** What you need to do **
Quote the data exactly, first line to the line containing "const ink = '#111';", with no pictures.

--

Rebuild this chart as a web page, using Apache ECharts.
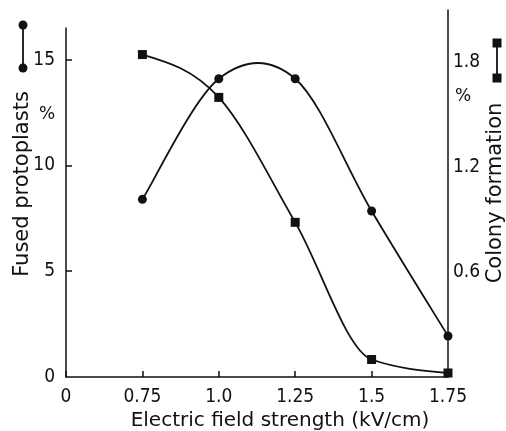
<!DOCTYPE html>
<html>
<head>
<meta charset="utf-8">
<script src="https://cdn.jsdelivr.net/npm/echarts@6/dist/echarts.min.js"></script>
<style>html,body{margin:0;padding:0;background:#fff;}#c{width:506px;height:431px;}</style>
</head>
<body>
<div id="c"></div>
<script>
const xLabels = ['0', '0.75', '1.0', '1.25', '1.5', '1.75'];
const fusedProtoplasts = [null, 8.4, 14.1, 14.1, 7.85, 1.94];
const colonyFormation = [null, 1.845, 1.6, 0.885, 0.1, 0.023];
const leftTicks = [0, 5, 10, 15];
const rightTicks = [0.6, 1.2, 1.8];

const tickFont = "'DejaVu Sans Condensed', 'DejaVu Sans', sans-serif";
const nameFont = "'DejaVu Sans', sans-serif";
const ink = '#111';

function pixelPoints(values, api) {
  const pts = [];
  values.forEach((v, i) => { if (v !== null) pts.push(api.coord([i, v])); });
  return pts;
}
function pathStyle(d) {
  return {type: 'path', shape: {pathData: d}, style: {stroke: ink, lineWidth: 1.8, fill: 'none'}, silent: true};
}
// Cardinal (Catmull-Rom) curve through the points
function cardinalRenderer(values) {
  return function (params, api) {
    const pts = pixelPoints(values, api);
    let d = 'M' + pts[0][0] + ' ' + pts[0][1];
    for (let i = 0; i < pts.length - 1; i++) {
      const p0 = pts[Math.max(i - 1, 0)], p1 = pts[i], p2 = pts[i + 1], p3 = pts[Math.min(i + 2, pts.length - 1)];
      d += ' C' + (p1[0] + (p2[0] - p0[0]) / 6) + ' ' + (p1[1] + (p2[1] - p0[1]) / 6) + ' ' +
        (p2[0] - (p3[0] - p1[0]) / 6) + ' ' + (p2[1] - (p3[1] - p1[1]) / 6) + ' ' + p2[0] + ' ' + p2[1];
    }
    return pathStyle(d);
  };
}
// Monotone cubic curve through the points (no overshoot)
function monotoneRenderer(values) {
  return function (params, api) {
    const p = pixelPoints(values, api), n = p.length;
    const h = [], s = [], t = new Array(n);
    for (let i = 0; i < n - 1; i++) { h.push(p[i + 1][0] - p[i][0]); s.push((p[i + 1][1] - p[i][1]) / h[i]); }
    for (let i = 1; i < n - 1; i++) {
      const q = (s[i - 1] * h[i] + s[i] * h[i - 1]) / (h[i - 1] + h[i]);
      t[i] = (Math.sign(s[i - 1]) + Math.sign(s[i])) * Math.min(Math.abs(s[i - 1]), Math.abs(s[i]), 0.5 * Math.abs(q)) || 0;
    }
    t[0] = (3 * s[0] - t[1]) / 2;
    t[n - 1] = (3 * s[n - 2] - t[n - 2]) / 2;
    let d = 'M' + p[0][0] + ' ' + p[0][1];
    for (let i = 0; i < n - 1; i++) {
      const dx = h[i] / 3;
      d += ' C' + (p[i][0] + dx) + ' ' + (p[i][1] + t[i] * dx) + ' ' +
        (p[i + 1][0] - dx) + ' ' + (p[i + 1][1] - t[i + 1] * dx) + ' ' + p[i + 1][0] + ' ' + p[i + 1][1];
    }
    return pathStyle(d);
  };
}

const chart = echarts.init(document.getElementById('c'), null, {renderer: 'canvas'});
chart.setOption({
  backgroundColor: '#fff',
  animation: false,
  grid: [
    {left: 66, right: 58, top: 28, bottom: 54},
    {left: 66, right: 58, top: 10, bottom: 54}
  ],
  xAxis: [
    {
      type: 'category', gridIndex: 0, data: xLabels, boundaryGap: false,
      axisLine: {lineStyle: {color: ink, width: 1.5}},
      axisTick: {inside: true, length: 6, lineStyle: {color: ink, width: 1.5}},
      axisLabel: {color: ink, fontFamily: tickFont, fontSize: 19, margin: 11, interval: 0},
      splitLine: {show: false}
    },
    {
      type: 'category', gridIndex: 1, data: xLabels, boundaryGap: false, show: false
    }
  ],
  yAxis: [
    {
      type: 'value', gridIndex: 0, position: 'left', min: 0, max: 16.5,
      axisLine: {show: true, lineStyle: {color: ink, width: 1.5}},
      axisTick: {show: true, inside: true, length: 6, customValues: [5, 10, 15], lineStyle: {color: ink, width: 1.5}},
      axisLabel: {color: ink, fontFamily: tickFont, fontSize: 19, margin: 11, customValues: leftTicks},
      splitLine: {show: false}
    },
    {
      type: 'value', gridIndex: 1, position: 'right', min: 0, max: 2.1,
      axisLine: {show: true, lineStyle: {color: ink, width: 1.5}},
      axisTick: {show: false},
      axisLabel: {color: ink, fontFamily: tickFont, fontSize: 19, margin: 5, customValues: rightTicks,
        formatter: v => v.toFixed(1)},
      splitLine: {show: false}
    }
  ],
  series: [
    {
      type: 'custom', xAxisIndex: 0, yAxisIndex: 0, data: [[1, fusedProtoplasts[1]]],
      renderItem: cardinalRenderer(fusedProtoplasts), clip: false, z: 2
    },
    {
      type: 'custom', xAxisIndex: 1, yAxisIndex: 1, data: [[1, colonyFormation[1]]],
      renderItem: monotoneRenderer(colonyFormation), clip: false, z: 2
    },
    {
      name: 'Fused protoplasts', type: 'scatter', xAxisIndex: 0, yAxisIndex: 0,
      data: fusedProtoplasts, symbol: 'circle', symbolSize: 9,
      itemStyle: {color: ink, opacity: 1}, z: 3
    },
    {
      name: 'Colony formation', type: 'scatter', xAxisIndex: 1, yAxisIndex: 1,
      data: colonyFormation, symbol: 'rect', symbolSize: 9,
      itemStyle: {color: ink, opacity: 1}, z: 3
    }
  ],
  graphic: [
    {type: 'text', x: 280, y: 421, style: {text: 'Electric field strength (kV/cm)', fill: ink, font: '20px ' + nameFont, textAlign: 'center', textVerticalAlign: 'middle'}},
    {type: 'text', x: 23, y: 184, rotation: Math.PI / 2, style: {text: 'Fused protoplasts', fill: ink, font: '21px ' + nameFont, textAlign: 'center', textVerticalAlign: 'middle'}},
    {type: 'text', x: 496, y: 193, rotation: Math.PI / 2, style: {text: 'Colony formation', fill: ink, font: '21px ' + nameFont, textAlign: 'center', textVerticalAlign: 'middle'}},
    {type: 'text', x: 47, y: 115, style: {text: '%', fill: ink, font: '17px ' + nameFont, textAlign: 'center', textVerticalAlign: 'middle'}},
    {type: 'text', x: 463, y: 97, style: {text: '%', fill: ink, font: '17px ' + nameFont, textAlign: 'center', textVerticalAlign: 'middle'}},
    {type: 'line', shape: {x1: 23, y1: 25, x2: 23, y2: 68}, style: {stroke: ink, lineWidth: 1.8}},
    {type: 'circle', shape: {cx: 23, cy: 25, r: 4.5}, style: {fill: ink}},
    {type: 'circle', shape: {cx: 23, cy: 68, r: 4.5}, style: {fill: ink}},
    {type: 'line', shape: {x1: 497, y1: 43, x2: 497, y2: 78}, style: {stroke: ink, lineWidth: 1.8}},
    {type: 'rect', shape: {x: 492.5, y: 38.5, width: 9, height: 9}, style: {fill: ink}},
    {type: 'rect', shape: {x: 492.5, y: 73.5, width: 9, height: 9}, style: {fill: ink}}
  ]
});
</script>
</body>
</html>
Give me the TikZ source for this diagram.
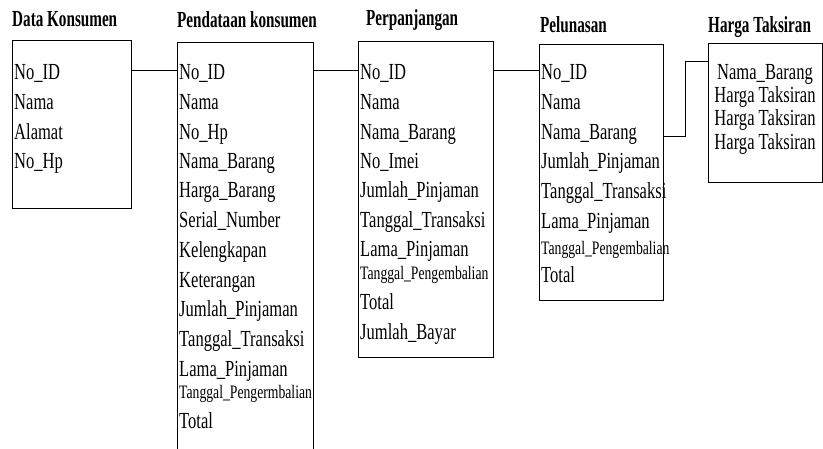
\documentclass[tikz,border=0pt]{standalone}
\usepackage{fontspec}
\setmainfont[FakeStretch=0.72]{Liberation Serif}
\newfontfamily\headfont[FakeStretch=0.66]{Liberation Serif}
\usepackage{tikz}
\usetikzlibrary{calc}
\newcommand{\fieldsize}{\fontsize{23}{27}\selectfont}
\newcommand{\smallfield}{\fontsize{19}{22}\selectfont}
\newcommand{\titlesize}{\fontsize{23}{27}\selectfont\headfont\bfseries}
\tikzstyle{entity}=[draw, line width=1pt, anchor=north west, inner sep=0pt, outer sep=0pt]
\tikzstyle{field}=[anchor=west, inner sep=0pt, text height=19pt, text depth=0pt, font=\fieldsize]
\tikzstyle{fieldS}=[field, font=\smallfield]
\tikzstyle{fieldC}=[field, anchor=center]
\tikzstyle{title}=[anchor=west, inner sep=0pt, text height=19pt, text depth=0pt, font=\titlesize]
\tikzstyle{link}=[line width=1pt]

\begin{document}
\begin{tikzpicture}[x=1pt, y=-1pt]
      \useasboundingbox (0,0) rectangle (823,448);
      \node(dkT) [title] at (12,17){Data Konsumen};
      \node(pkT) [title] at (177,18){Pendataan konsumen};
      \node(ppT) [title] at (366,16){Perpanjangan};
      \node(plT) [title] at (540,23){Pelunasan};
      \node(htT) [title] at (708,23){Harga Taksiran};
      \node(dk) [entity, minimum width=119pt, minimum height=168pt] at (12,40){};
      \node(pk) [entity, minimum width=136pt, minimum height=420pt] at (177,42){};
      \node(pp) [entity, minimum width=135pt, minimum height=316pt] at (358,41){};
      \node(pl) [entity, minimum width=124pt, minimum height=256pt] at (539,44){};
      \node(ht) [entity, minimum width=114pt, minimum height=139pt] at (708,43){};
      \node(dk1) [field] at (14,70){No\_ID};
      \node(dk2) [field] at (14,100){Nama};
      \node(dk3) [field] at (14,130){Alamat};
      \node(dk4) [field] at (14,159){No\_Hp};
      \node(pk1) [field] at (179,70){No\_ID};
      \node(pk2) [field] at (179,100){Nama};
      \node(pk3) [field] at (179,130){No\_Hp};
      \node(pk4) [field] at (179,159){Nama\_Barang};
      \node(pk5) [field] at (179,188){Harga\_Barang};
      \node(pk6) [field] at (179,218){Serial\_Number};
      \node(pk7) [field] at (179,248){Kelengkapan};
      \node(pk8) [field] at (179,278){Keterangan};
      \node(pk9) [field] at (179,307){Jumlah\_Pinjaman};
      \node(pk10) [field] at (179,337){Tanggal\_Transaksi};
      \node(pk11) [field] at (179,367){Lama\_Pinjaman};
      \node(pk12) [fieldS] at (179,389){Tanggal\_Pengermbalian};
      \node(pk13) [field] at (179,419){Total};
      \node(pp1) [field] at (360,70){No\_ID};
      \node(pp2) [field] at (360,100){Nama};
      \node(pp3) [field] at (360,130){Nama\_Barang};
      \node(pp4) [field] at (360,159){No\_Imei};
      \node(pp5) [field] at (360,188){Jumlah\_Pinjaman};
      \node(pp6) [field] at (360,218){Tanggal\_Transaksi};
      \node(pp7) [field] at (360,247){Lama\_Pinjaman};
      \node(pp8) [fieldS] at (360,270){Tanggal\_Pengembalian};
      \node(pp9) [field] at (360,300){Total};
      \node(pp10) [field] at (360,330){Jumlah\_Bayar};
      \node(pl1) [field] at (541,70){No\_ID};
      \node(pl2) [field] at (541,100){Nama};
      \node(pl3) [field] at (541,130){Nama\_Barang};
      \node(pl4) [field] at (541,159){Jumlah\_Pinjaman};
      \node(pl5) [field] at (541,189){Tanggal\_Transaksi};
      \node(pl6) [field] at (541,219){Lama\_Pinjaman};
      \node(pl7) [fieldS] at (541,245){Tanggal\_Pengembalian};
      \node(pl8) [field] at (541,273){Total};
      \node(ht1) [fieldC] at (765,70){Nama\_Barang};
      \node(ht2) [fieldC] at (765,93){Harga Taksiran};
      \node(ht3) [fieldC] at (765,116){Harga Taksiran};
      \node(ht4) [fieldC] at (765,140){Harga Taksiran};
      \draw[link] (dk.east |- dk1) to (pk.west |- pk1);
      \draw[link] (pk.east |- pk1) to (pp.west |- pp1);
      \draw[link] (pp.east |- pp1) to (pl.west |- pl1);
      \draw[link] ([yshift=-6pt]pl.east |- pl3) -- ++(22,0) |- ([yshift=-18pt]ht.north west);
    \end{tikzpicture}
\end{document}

--

** Task answer **
Rebuild this chart as a web page, using Apache ECharts.
<!DOCTYPE html>
<html>
<head>
<meta charset="utf-8">
<script src="https://cdn.jsdelivr.net/npm/echarts@6/dist/echarts.min.js"></script>
<style>html,body{margin:0;padding:0;background:#fff;}#c{width:506px;height:431px;}</style>
</head>
<body>
<div id="c"></div>
<script>
const xLabels = ['0', '0.75', '1.0', '1.25', '1.5', '1.75'];
const fusedProtoplasts = [null, 8.4, 14.1, 14.1, 7.85, 1.94];
const colonyFormation = [null, 1.845, 1.6, 0.885, 0.1, 0.023];
const leftTicks = [0, 5, 10, 15];
const rightTicks = [0.6, 1.2, 1.8];

const tickFont = "'DejaVu Sans Condensed', 'DejaVu Sans', sans-serif";
const nameFont = "'DejaVu Sans', sans-serif";
const ink = '#111';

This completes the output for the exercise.